A maior parte de nós talvez pense que não existem mais caminhos no mundo para explorar. Aqui, explorar significa descobrir, desbravar e não usar e abusar. A ideia que a maioria parece-me ter é a de que qualquer caminho ou trilho existe porque muitos já terão pisado aquele espaço com os seus pés. É verdade. Mas por que razão isso faz de nós menos exploradores? Todo o caminho que nunca trilhámos faz de nós exploradores desse caminho por ser a primeira vez que caminhamos nele. Partilho uma experiência pessoal.

Recordo como há uns poucos meses, a câmara de Coimbra decidiu cortar algumas árvores numa zona perto de casa que eu desconhecia, por ter estado antes do corte, ocultada por uma elevada densidade de canas e árvores. Enquanto caminhava ali perto notei que o desbaste teria aberto um novo trilho e resolvi experimentar. Era novo para mim, mas, neste caso, era novo para muitos outros, por estar ainda pouco pisado por pessoas e mais pela máquinas. A cada curva sentia receio por não saber o que viria a seguir. Um cão raivoso? Um ninho de vespas? Esforcei-me por colocar todos os receios de lado e experimentar contemplar o caminho. Importava apenas o passo seguinte que dava. Ao chegar ao sopé da encosta, não consegui distinguir qualquer caminho. Experimentei um, mas deparei-me com troncos que o bloqueavam. Experimentei outro e pisava folhas caídas sem haver qualquer caminho. Nesse momento, dou-me conta de que talvez fosse dos primeiros a caminhar por ali e que os meus passos estivessem a iniciar um novo trilho. Ao cima de alguns metros, não resisti e parei. Fiz uns momentos de pausa, silêncio, e decidi voltar para trás com um sorriso nos lábios. Todos somos exploradores naturais convidados pelos caminhos a contemplá-los. Mas uma grande parte das pessoas vive na cidade. É aí possível contemplar enquanto se anda?

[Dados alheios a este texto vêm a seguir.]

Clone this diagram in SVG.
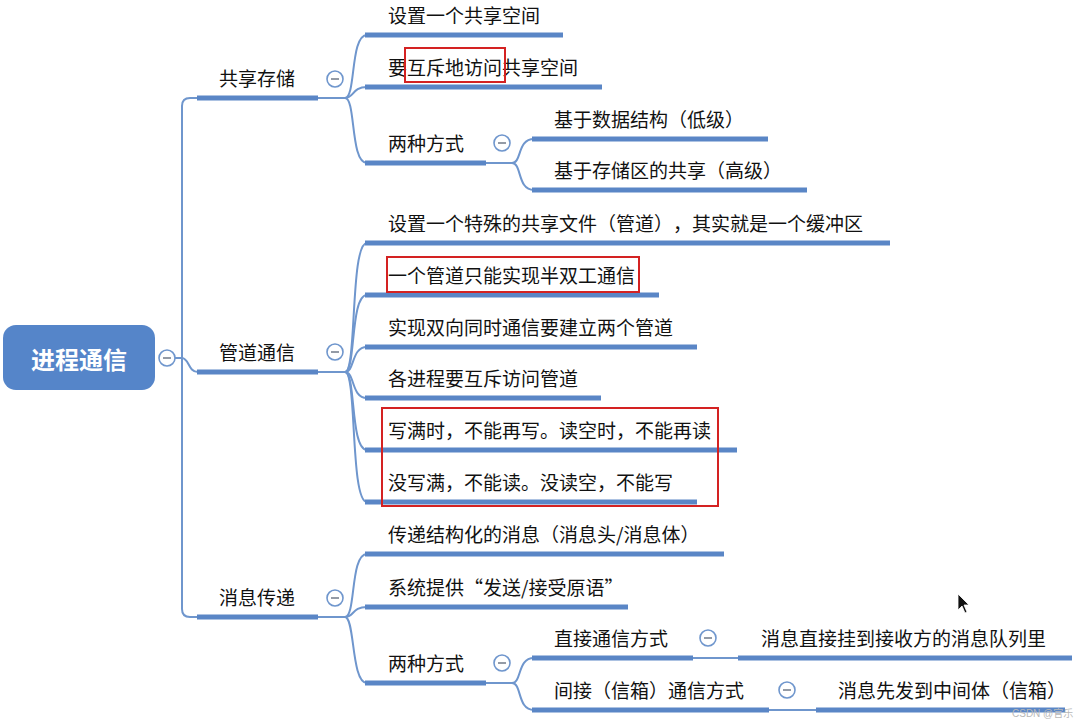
<svg xmlns="http://www.w3.org/2000/svg" width="1092" height="720" viewBox="0 0 1092 720">
<style>
.t{font-family:"Noto Sans CJK SC","Noto Sans",sans-serif;font-size:19px;fill:#111;text-spacing-trim:space-all}
.root{font-family:"Noto Sans CJK SC","Noto Sans",sans-serif;font-size:24px;font-weight:700;fill:#fff}
.ul{stroke:#5a86c6;stroke-width:5;fill:none}
.cv{stroke:#6f96cd;stroke-width:2;fill:none}
.box{stroke:#d42222;stroke-width:2;fill:none}
.col circle{fill:#fff;stroke:#6f96cd;stroke-width:1.6}
.col line{stroke:#7a8290;stroke-width:1.6}
.wm{font-family:"Liberation Sans","Noto Sans CJK SC",sans-serif;font-size:10px;fill:#b8b8b8}
</style>
<defs>
<g id="minus" class="col"><circle r="8"/><line x1="-4" y1="0" x2="4" y2="0"/></g>
</defs>
<rect width="1092" height="720" fill="#fff"/>

<g id="connectors">
<path class="cv" d="M175,358 L182,358"/>
<path class="cv" d="M198,98 L190,98 Q182,98 182,106 L182,609 Q182,617 190,617 L198,617"/>
<path class="cv" d="M182,358 C189,358 188,372 198,372"/>
<path class="cv" d="M318,98 L345,98"/>
<path class="cv" d="M345,98 C356,98 350,35 367,35"/>
<path class="cv" d="M345,98 C354,98 352,87 367,87"/>
<path class="cv" d="M345,98 C356,98 350,163 367,163"/>
<path class="cv" d="M486,163 L512,163"/>
<path class="cv" d="M512,163 C522,163 517,139 534,139"/>
<path class="cv" d="M512,163 C522,163 517,190 534,190"/>
<path class="cv" d="M318,372 L345,372"/>
<path class="cv" d="M345,372 C357,372 350,243 367,243"/>
<path class="cv" d="M345,372 C356,372 350,295 367,295"/>
<path class="cv" d="M345,372 C355,372 351,347 367,347"/>
<path class="cv" d="M345,372 C355,372 351,398 367,398"/>
<path class="cv" d="M345,372 C356,372 350,450 367,450"/>
<path class="cv" d="M345,372 C357,372 350,502 367,502"/>
<path class="cv" d="M318,617 L345,617"/>
<path class="cv" d="M345,617 C356,617 350,554 367,554"/>
<path class="cv" d="M345,617 C354,617 352,607 367,607"/>
<path class="cv" d="M345,617 C355,617 351,683 367,683"/>
<path class="cv" d="M486,683 L512,683"/>
<path class="cv" d="M512,683 C522,683 517,658 534,658"/>
<path class="cv" d="M512,683 C522,683 517,710 534,710"/>
<path class="cv" d="M693,658 L738,658"/>
<path class="cv" d="M769,710 L816,710"/>
</g>

<g id="root">
<rect x="3" y="325" width="152" height="65" rx="13" fill="#5585c9"/>
<text class="root" x="79" y="369" text-anchor="middle">进程通信</text>
<use href="#minus" x="167" y="358"/>
</g>

<g id="n-gxcc">
<path class="ul" d="M197,98 L318,98"/>
<text class="t" x="219" y="86">共享存储</text>
<use href="#minus" x="335" y="79"/>
</g>
<g id="n-gxcc-1">
<path class="ul" d="M365,35 L563,35"/>
<text class="t" x="388" y="23">设置一个共享空间</text>
</g>
<g id="n-gxcc-2">
<path class="ul" d="M365,87 L602,87"/>
<text class="t" x="388" y="75">要互斥地访问共享空间</text>
<rect class="box" x="405" y="48" width="100" height="34"/>
</g>
<g id="n-gxcc-3">
<path class="ul" d="M365,163 L486,163"/>
<text class="t" x="388" y="151">两种方式</text>
<use href="#minus" x="502" y="143"/>
</g>
<g id="n-gxcc-3a">
<path class="ul" d="M532,139 L768,139"/>
<text class="t" x="554" y="127">基于数据结构（低级）</text>
</g>
<g id="n-gxcc-3b">
<path class="ul" d="M532,190 L807,190"/>
<text class="t" x="554" y="178">基于存储区的共享（高级）</text>
</g>

<g id="n-gdtx">
<path class="ul" d="M197,372 L318,372"/>
<text class="t" x="219" y="360">管道通信</text>
<use href="#minus" x="335" y="352"/>
</g>
<g id="n-gdtx-1">
<path class="ul" d="M365,243 L890,243"/>
<text class="t" x="388" y="231">设置一个特殊的共享文件（管道），其实就是一个缓冲区</text>
</g>
<g id="n-gdtx-2">
<path class="ul" d="M365,295 L659,295"/>
<text class="t" x="388" y="283">一个管道只能实现半双工通信</text>
<rect class="box" x="387" y="257" width="252" height="35"/>
</g>
<g id="n-gdtx-3">
<path class="ul" d="M365,347 L697,347"/>
<text class="t" x="388" y="335">实现双向同时通信要建立两个管道</text>
</g>
<g id="n-gdtx-4">
<path class="ul" d="M365,398 L601,398"/>
<text class="t" x="388" y="386">各进程要互斥访问管道</text>
</g>
<g id="n-gdtx-5">
<path class="ul" d="M365,450 L737,450"/>
<text class="t" x="388" y="438">写满时，不能再写。读空时，不能再读</text>
</g>
<g id="n-gdtx-6">
<path class="ul" d="M365,502 L697,502"/>
<text class="t" x="388" y="490">没写满，不能读。没读空，不能写</text>
</g>
<rect id="box-rw" class="box" x="382" y="408" width="336" height="98"/>

<g id="n-xxcd">
<path class="ul" d="M197,617 L318,617"/>
<text class="t" x="219" y="605">消息传递</text>
<use href="#minus" x="335" y="598"/>
</g>
<g id="n-xxcd-1">
<path class="ul" d="M365,554 L724,554"/>
<text class="t" x="388" y="542">传递结构化的消息（消息头/消息体）</text>
</g>
<g id="n-xxcd-2">
<path class="ul" d="M365,607 L628,607"/>
<text class="t" x="388" y="595">系统提供“发送/接受原语”</text>
</g>
<g id="n-xxcd-3">
<path class="ul" d="M365,683 L486,683"/>
<text class="t" x="388" y="671">两种方式</text>
<use href="#minus" x="502" y="663"/>
</g>
<g id="n-xxcd-3a">
<path class="ul" d="M532,658 L693,658"/>
<text class="t" x="554" y="646">直接通信方式</text>
<use href="#minus" x="708" y="638"/>
</g>
<g id="n-xxcd-3a1">
<path class="ul" d="M738,658 L1072,658"/>
<text class="t" x="761" y="646">消息直接挂到接收方的消息队列里</text>
</g>
<g id="n-xxcd-3b">
<path class="ul" d="M532,710 L769,710"/>
<text class="t" x="554" y="698">间接（信箱）通信方式</text>
<use href="#minus" x="787" y="690"/>
</g>
<g id="n-xxcd-3b1">
<path class="ul" d="M816,710 L1065,710"/>
<text class="t" x="838" y="698">消息先发到中间体（信箱）</text>
</g>

<text class="wm" x="1012" y="717">CSDN @官乐</text>
<path d="M958,594 L958,610 L962,606 L965,613 L967,612 L964,605 L969,605 Z" fill="#111" stroke="#fff" stroke-width="0.8"/>
</svg>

Quando era miúdo ficava sempre fascinado ao ver um calceteiro a construir um passeio. Com a perícia no martelo a esculpir a pedra de calçada, de modo a ajustar-se às que estariam ao seu lado, de joelhos, o calceteiro transmitia-me paciência, resiliência e (imaginava) algum cansaço. Por ele sentia uma grande admiração e respeito. Mas depois de completo, com o passar dos dias e das estações, os nossos passos calcavam o passeio e consolidavam o piso do caminho. Porém, comecei a reparar que alguns passeios continham mais erva do que o passeio do lado oposto. Ou seja, também o passeio evoluía com o tempo, interagindo com a natureza e o Sol. Outros rebentam pelas raízes das árvores. Outros ainda cediam pelos pesados veículos que por eles passam, gerando grandes sulcos. Nuns passeios a pedra é mais rugosa e aderente, e noutros a superfície lisa e suave é um perigo para se escorregar em dias que chuva miúda. Quantas vezes não passamos pelos mesmos caminhos urbanos, desatentos, e que se lhes prestássemos atenção nos revelariam coisas novas e diferentes. A vida urbana pode ser, também, uma oportunidade para contemplar enquanto andamos. Mas há quem tenha muita dificuldade em caminhar.

Na ruas das nossas cidades é sempre possível encontrar aquela pessoa com mais idade a dar passos pequenos e arrastados. Muitos com a idade perdem a capacidade de andar com a mesma vitalidade de antes. Como pode alguém que tanta dificuldade tem em caminhar, saber aprender a contemplar enquanto anda?

O Tempo da Criação convida a quem dá passos, e a quem não consegue mais caminhar, a desfrutar de um andar pelo tempo. Num dos seus poemas, Mary Oliver escrever que «A atenção é o início da devoção.» O acto de estar atento e observar tudo o que se move à nossa volta, mesmo quando não nos conseguimos mover, significa que “andamos pelo tempo” e abrimo-nos ao despertar de um sentido misterioso de devoção dentro de nós. Os trilhos temporais percorrem-se interiormente, através dos pensamentos que nos passam pela cabeça, ou no discreto silêncio de quem olha para o movimento do mundo à sua volta, ao modo como diria George Mallory quando lhe perguntaram por que razão queria subir o tão agreste Evereste — «Porque está lá.» (Because it’s there.) — E saber aprender a contemplar enquanto andamos, pelo espaço ou pelo tempo, sobretudo na proximidade dos ambientes naturais — uma floresta, jardim, ou flor dentro de um jarro —, pode ser uma forma de permanecer em oração no Tempo da Criação.